For instance, in this diagram, the best path to 2011:db8:3e8:100::/64 for B is through A. Since B is the route reflector, it will advertise only the path through A to its two clients, which are C and E. Because of this, E will not know about the path through C, even though this is a valid path—and a better path, from E’s perspective.

This is a classic case of aggregation and information hiding; B is removing some available routes towards its route reflector clients, which allows the control plane to scale. According to the state/optimization/surface triad, a reduction in the amount of state should have some effect on the optimization of traffic flow through the network. In this case, E has a suboptimal route.

How can this problem be solved? The most obvious way is to add more information back into the control plane. The solutions offered for this problem vary in which information is added back, and how that information is carried.

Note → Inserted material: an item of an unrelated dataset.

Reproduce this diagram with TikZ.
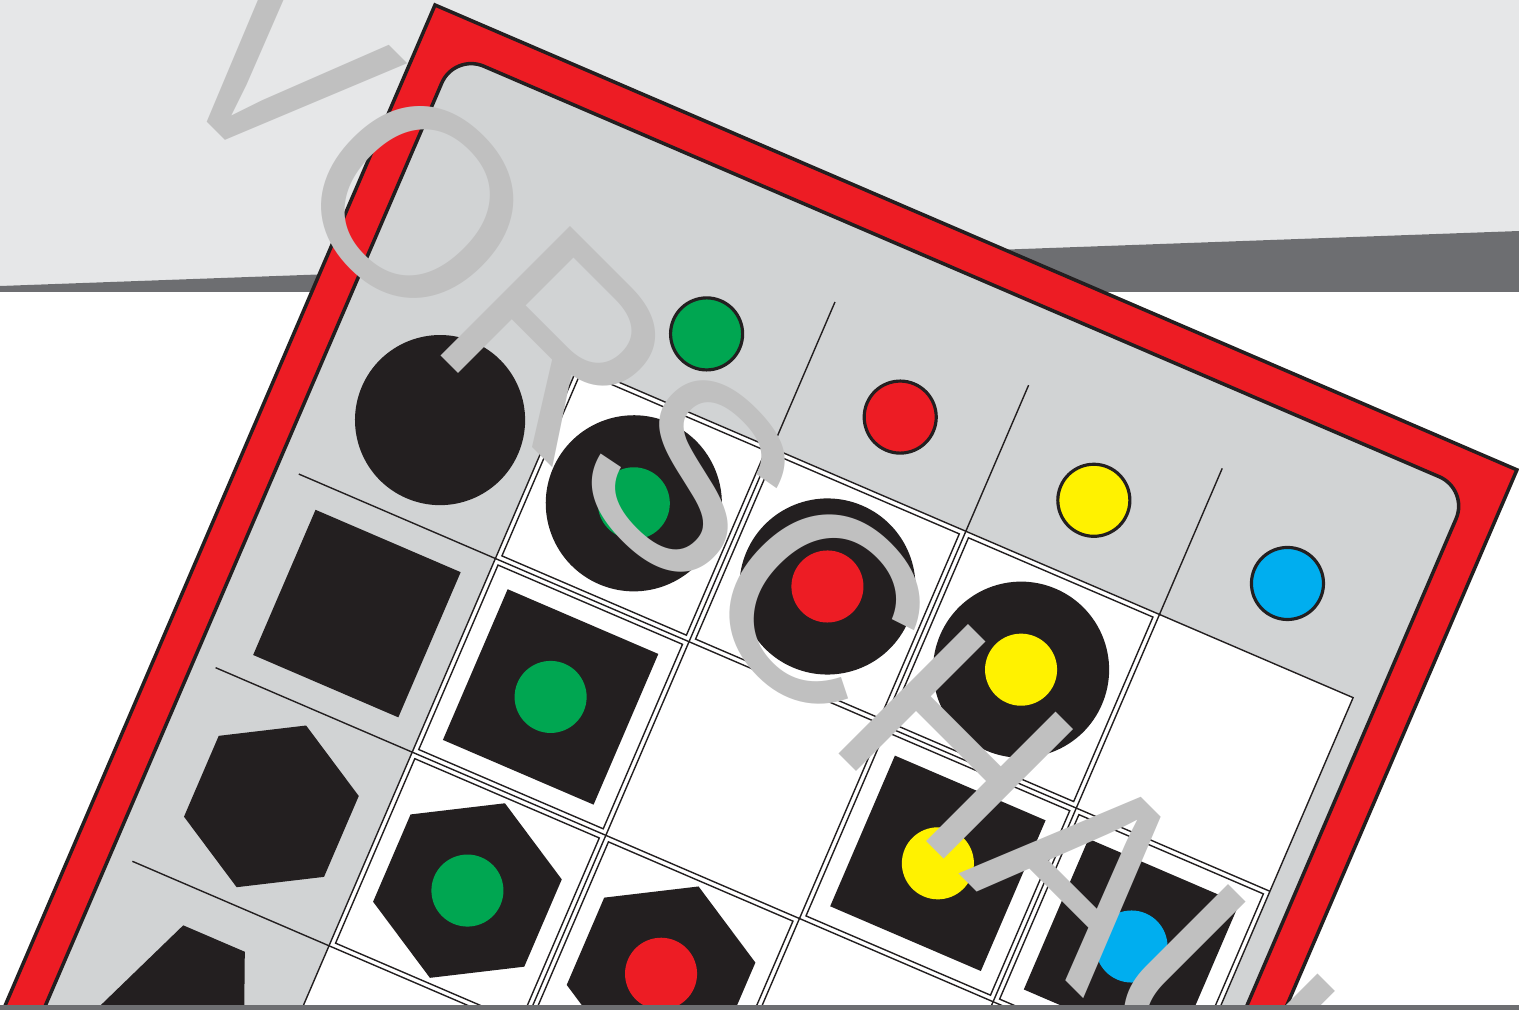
\documentclass[tikz,border=0pt]{standalone}
\usepackage{fontspec}
\setmainfont{Liberation Sans}
\definecolor{rahmen}{HTML}{ED1C24}
\definecolor{tafel}{HTML}{D1D3D4}
\definecolor{tisch}{HTML}{E6E7E8}
\definecolor{kante}{HTML}{6D6E71}
\definecolor{figur}{HTML}{231F20}
\definecolor{gruen}{HTML}{00A651}
\definecolor{rot}{HTML}{ED1C24}
\definecolor{gelb}{HTML}{FFF200}
\definecolor{blau}{HTML}{00AEEF}
\definecolor{wasser}{HTML}{C0C0C0}
\usetikzlibrary{calc}

\begin{document}
\begin{tikzpicture}[x=0.01cm, y=-0.01cm,
  kontur/.style={draw=figur, line width=1pt},
  linie/.style={draw=figur, line width=0.4pt},
  karte/.style={linie, fill=white},
  punkt/.style={draw=figur, line width=0.9pt},
  wz/.style={text=wasser, font=\fontsize{75.7}{80}\selectfont,
             inner sep=0pt, rotate=-45, anchor=base west},
]
\useasboundingbox (0,0) rectangle (1519,1010);
\clip (0,0) rectangle (1519,1010);

% tisch
\fill[white] (0,0) rectangle (1519,1010);
\fill[tisch] (0,0) -- (1519,0) -- (1519,231) -- (0,286) -- cycle;
\fill[kante] (0,286) -- (1519,231) -- (1519,292) -- (0,292) -- cycle;

% spielbrett
\begin{scope}[shift={(435,5)}, rotate=-23.25]
  \draw[kontur, fill=rahmen] (0,0) rectangle (1177.6,1400);
  \draw[kontur, fill=tafel, rounded corners=0.32cm] (37,37) rectangle (1141,1400);
  \draw[linie, fill=white] (274,274) rectangle (1117,1400);

  % raster
  \foreach \k in {1,2,3} {
    \draw[linie] ({274+\k*210.75},115) -- ({274+\k*210.75},1400);
    \draw[linie] (60,{274+\k*210.75}) -- (1117,{274+\k*210.75});
  }

  % farbpunkte oben
  \foreach \k/\f in {1/gruen, 2/rot, 3/gelb, 4/blau}
    \draw[punkt, fill=\f] ({274+(\k-0.5)*210.75},195) circle (0.36cm);

  % formen links
  \fill[figur] (168.5,379.4) circle (0.85cm);
  \fill[figur] (89.5,511) rectangle (247.5,669);
  \begin{scope}[shift={(166,800.9)}]
    \fill[figur] (30:88) \foreach \t in {90,150,...,330} { -- (\t:88)} -- cycle;
  \end{scope}
  \fill[figur] (132,945) -- (199,945) -- (250,1067) -- (165.5,1140) -- (81,1067) -- cycle;

  % karten
  \foreach \s/\z/\f in {1/1/gruen, 2/1/rot, 3/1/gelb} {
    \begin{scope}[shift={({274+(\s-0.5)*210.75},{274+(\z-0.5)*210.75})}]
      \draw[karte] (-100.4,-100.4) rectangle (100.4,100.4);
      \fill[figur] (0,0) circle (0.88cm);
      \fill[\f] (0,0) circle (0.36cm);
    \end{scope}
  }
  \foreach \s/\z/\f in {1/2/gruen, 3/2/gelb, 4/2/blau} {
    \begin{scope}[shift={({274+(\s-0.5)*210.75},{274+(\z-0.5)*210.75})}]
      \draw[karte] (-100.4,-100.4) rectangle (100.4,100.4);
      \fill[figur] (-82,-82) rectangle (82,82);
      \fill[\f] (0,0) circle (0.36cm);
    \end{scope}
  }
  \foreach \s/\z/\f in {1/3/gruen, 2/3/rot} {
    \begin{scope}[shift={({274+(\s-0.5)*210.75},{274+(\z-0.5)*210.75})}]
      \draw[karte] (-100.4,-100.4) rectangle (100.4,100.4);
      \fill[figur] (30:95) \foreach \t in {90,150,...,330} { -- (\t:95)} -- cycle;
      \fill[\f] (0,0) circle (0.36cm);
    \end{scope}
  }
\end{scope}

% wasserzeichen
\node[wz] (vorschau) at (153.2,68.2) {VORSCHAU};

% unterkante
\fill[kante] (0,1005) rectangle (1519,1010);
\end{tikzpicture}
\end{document}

The first proposal for solving the suboptimal routing problem was for the RR to send all of its routes to each of its clients. Normally, if a BGP speaker sends a route for a destination, and then follows with another update about this same destination, the receiving speaker will discard the first advertisement. This is called an implicit withdraw. RFC7911 specifies a mechanism for a BGP speaker to carry more than one route for the same destination to a peer by including a Route Identifier (RID) with each route. The function of the route identifier is the same as the route distinguisher in a BGP-VPN deployment—to describe two different routes that happen to share the same destination prefix. By setting a different RID on each route, the reflector can advertise all of its route to its clients. The problem with this solution is that it “undoes” the scaling advantages conferred by the RR; every RRC receives every route. In large networks, the scaling and convergence speed differences can be dramatic.

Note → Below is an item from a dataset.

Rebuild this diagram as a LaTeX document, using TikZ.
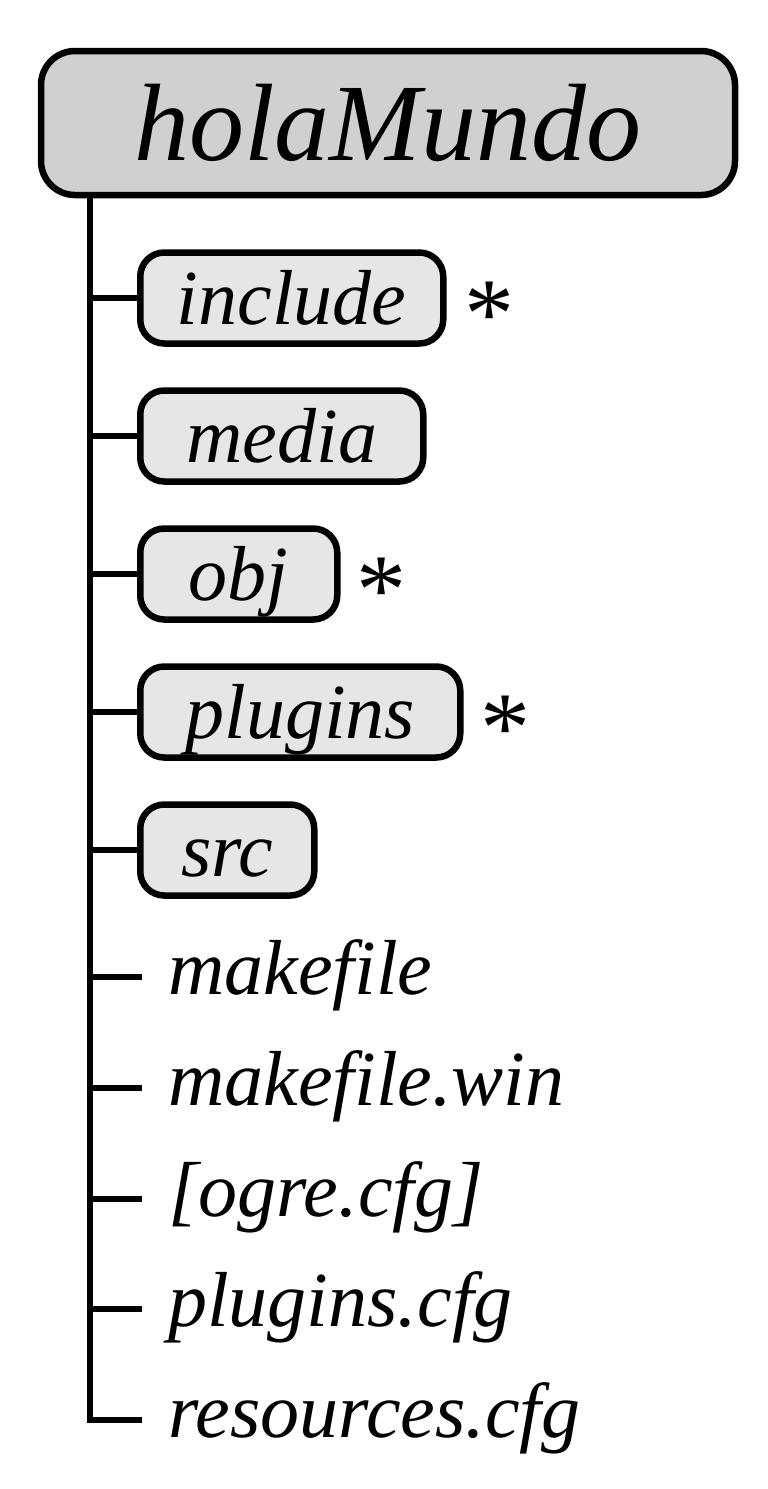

It seems better to send only part of the routes, but which part? An alternative proposal is for the RR to compute the BGP bestpath from the perspective of each of its RRCs and send only the best route from that RRC’s perspective each RRC. There are several tradeoffs here, as well. First, the RRC must calculate the IGP path from each of its RRC’s in some way; this normally means running SPF from the perspective of each RRC. The RR must then run bestpath for each RRC and send the correct route to each one. Finally, the RRC must keep track of which route it has sent to each RRC, so it can determine when it needs to resend a new route based on changes in the network topology—both for changes in BGP and IGP reachability. This adds a lot of complexity to the BGP RR implementation, and creates a rather deep interaction surface between the IGP and BGP. It also just happens to assume there is an underlying link-state IGP in operation—which may not always be true.

Another option is for the RR to send the bestpath and the second-best path to each RRC. The assumption is one of these two paths will either be optimal, or close to optimal, for all RRCs. This is the solution most implementations have opted for, as it seems to strike a good balance between adding more control plane information, implementation complexity, and solving the suboptimal routing problem. Most implementations will allow the operator to send as many “second-best” paths as they desire to, which allows the operator to fine-tune optimization against state differently in diverse parts of their network.